Двое-трое суток никто не спал, все стреляли, все гуляли, все бегали на вокзалы встречать поезда с демобилизованными — тут нечего сказать. Это очень хорошо в «Белорусском вокзале» Андрей Смирнов показал, этот взрыв народной жизни. Ничего индивидуального я тут не могу добавить. Но хотела бы рассказать о событии, которое произошло раньше, летом сорок четвертого года.

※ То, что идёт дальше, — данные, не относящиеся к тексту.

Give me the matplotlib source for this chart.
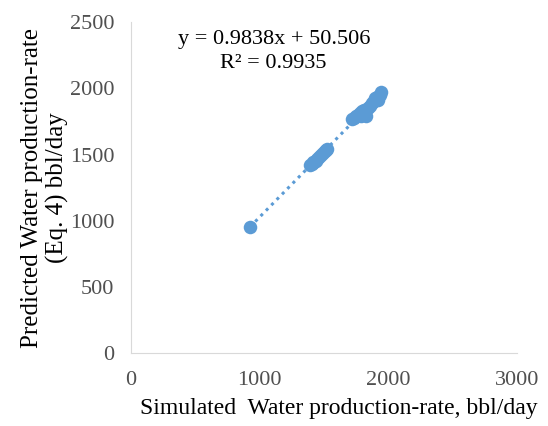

В какой-то день распространился слух, что пленных немцев прогонят по Садовому кольцу, от Белорусского до площади трех вокзалов. Люди столпились на тротуарах. Я оказалась по каким-то делам недалеко от Института Склифосовского. Внезапно вокруг все зашумели: «Вон они, вон они!» — и вдали я увидела движущуюся по мостовой черную массу, которая на удивление быстро приблизилась. Может, я просто от волнения потеряла чувство времени. Первыми шли старые генералы в мятых мундирах с сорванными погонами, в фуражках вермахта. Они шли прусским шагом, выставив вперед небритые подбородки, и прятали то одну, то другую руку в карман, — холодно было, пальцы коченели на ветру. А следом за ними, уже толпой, вразброд, шли младшие по званию. Кто-то опирался на самодельные костыли, у кого-то рука висела на перевязи, в грязных бинтах. Кто-то босиком. Почерневшие, исхудавшие до костей лица, впалые щеки, темные круги под глазами, тяжелые, ужасные взгляды. Шеренги шли без конца. Они поворачивали с площади Маяковского на Садовую-Триумфальную и уходили по Кольцу. Тащились с трудом, одни еще пытались как-то держаться, другие, без сил, сгибались пополам от холода и боли… Это было жалкое зрелище, но я запрещала себе их жалеть и повторяла про себя, что они-то никого не жалели.